In recent years, after leaving the clubhouse polls at the county golf course, I have had a strange compulsion to find a hot shower, a Brillo pad, and a bar of Lava just to cleanse the awfulness off me. Why is that? Being brought up during a time when we were taught that voting was a steadfast, and intricate part of being an American citizen, we later learned that maybe a little under half of that concept was real. It is something that many of us have wondered about for years. Don’t get me wrong; I am no frothing, political scholar. What I learned in Political Science classes was enough to show me that politics is a sick deal. In many cases, being junked up on politics employs the same compulsions and motives most drug addicts exert. Even as the addiction drains them of all their nutrients, and ‘deranges” their mind, they still buy the cheap shit. Why do some of us feel poorly during that election time of year? Is it because cynicism that has been built up to the level where being cynical is a wonderful form of realism? Expect the lower form of a result and never be disappointed? Waiting for a heavy-handed response to a situation that could have been handled more diplomatically? Or God forbid applying some rational thought?

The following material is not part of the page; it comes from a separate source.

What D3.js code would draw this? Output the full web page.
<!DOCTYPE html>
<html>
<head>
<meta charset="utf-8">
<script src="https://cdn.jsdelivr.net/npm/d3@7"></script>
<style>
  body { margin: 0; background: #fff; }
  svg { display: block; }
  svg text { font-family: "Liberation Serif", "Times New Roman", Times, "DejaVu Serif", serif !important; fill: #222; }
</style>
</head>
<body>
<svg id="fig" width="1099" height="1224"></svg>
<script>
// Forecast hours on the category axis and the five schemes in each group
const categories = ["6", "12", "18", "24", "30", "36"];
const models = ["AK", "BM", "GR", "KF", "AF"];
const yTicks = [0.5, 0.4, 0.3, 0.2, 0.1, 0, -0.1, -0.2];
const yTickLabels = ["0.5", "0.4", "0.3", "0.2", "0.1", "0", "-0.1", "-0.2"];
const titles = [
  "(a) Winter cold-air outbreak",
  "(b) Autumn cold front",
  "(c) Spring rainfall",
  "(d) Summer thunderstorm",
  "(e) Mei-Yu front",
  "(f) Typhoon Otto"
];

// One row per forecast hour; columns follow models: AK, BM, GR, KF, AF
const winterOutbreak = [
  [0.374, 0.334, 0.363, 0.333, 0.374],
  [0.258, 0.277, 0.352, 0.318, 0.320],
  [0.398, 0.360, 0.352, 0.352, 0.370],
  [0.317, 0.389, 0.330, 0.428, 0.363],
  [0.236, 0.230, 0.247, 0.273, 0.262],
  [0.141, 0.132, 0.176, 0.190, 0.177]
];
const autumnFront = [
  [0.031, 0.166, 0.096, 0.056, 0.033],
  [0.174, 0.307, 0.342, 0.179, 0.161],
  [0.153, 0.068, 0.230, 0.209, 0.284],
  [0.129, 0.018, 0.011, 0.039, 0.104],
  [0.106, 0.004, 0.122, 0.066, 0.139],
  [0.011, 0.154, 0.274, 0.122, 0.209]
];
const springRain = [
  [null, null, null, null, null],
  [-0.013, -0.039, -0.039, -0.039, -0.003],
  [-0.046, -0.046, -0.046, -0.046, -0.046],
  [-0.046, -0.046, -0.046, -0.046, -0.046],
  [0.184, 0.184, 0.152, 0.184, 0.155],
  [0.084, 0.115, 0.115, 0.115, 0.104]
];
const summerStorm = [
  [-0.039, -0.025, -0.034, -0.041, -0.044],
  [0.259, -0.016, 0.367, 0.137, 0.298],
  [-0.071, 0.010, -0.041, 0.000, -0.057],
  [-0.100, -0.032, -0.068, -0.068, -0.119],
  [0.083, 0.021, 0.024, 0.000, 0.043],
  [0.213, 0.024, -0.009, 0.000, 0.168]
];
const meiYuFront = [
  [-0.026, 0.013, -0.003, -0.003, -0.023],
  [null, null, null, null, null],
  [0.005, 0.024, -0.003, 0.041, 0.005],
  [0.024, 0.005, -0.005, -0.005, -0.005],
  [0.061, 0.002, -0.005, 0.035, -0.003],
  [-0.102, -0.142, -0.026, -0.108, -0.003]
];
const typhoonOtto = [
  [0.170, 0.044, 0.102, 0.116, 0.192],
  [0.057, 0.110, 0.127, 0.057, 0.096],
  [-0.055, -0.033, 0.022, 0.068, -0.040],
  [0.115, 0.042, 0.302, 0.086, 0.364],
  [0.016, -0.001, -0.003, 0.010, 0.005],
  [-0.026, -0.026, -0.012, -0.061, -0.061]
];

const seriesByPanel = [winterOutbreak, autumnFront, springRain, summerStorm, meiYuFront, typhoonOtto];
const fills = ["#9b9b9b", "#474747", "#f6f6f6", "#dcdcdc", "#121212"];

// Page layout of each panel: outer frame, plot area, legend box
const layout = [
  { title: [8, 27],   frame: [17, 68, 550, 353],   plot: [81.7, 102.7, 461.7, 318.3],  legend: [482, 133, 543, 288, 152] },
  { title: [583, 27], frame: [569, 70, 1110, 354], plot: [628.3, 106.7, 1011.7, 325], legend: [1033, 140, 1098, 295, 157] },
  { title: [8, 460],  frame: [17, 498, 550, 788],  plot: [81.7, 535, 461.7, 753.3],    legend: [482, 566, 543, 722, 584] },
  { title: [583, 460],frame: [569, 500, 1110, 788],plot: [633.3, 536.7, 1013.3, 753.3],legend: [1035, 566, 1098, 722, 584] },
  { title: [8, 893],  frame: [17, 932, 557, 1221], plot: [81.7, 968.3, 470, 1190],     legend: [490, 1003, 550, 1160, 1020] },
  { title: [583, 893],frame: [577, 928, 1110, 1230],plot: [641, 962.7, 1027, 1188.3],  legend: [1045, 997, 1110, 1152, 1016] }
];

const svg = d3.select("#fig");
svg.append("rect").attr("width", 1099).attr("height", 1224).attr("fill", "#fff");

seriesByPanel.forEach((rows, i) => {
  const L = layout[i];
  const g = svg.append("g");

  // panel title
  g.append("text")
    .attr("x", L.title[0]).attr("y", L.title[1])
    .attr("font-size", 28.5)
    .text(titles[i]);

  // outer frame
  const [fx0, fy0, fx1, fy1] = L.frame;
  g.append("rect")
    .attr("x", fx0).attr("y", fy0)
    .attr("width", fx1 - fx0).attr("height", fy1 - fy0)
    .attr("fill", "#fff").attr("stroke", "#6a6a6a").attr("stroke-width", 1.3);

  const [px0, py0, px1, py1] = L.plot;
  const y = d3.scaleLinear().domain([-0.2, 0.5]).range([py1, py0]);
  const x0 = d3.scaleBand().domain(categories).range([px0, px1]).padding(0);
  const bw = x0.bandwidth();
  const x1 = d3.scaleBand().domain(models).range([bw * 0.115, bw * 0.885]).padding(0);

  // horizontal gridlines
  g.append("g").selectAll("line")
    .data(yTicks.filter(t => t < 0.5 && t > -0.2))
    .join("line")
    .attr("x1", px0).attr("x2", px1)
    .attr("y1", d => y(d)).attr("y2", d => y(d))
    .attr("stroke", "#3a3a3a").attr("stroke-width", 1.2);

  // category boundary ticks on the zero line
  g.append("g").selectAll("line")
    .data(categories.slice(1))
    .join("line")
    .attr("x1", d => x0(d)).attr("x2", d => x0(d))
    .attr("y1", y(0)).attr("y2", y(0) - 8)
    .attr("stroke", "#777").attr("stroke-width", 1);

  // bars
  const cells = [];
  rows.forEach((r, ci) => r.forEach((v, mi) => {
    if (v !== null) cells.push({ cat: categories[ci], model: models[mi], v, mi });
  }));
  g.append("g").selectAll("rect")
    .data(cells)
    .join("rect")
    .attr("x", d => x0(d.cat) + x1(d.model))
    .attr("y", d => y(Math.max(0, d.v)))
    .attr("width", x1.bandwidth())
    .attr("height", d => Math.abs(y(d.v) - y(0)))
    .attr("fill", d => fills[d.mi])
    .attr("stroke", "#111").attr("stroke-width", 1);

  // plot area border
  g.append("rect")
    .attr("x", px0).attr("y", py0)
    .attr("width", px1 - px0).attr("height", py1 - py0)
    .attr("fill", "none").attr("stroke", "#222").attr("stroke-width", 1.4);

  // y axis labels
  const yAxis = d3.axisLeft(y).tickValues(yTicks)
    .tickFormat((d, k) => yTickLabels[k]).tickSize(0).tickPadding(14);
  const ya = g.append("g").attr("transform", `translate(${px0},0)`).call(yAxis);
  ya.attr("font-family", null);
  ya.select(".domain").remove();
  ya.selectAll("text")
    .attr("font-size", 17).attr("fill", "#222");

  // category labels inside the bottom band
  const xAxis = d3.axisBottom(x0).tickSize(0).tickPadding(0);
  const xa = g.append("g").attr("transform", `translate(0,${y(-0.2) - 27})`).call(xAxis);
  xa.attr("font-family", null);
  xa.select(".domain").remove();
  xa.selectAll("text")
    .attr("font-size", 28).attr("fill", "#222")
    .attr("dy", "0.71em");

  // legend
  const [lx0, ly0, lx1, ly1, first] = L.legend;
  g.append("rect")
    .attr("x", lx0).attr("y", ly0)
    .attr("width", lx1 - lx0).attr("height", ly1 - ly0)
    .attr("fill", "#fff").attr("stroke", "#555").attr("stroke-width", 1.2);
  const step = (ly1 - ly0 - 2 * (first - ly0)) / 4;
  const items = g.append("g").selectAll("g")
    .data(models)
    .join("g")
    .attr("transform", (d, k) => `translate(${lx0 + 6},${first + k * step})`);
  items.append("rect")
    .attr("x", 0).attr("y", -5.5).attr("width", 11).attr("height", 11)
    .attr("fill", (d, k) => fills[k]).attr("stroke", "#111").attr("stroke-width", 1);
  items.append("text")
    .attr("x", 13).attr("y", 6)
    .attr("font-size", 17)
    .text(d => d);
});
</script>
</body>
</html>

Maybe the answer could be a trepidation that some voters face as to whether they are making the right choice? It happens. The phenomenon could be compared to stage fright. “Don’t fuck up, don’t fuck up, don’t fuck up.” Then invariably as they leave, they are thinking, “Oh God, I fucked up.” Sometimes their horse does not place, and those with most of the bets collapse in the parking lot. Their identities dispersed.
The circus is coming back around this year. Some of us have backstage passes. We know where the handlers of the donkeys and the elephants stack their excrement. Mostly in the places where a percentage of voters decide to lay their blankets down for a picnic. The Big Top is now also the “freakshow.” On one side we have the Human Pile of Goo, The Iron Box Former Attorney General, OOH RAH!, Fuzzy Boo the Master of Furniture Frottage, and the Ku Klux Klowns. On the other side, Schumer The Ugh, The Living Dork Newsome, and a collective of liberal fire spitters, they don’t swallow the flame. It’s too hot. Then they all halt the show to implore parts of the audience to come “fill in” for a few minutes and then charge them all admittance back into their seats. Folks love insipid participation.
That could be a new way of looking at the entire process. Realizing that it is all a show, and they’ll put it on as long as there is an audience. Elections can dazzle and enthrall. Much like the circus, there are many kinds of animals doing tricks. In this Democracy, we still vote for our animals and then are presented with another prize pig wearing makeup. This isn’t so much of a lecture as it is an observation. An observation that accounts for accepting our own reflection and why it may hurt our tummies. – Doc.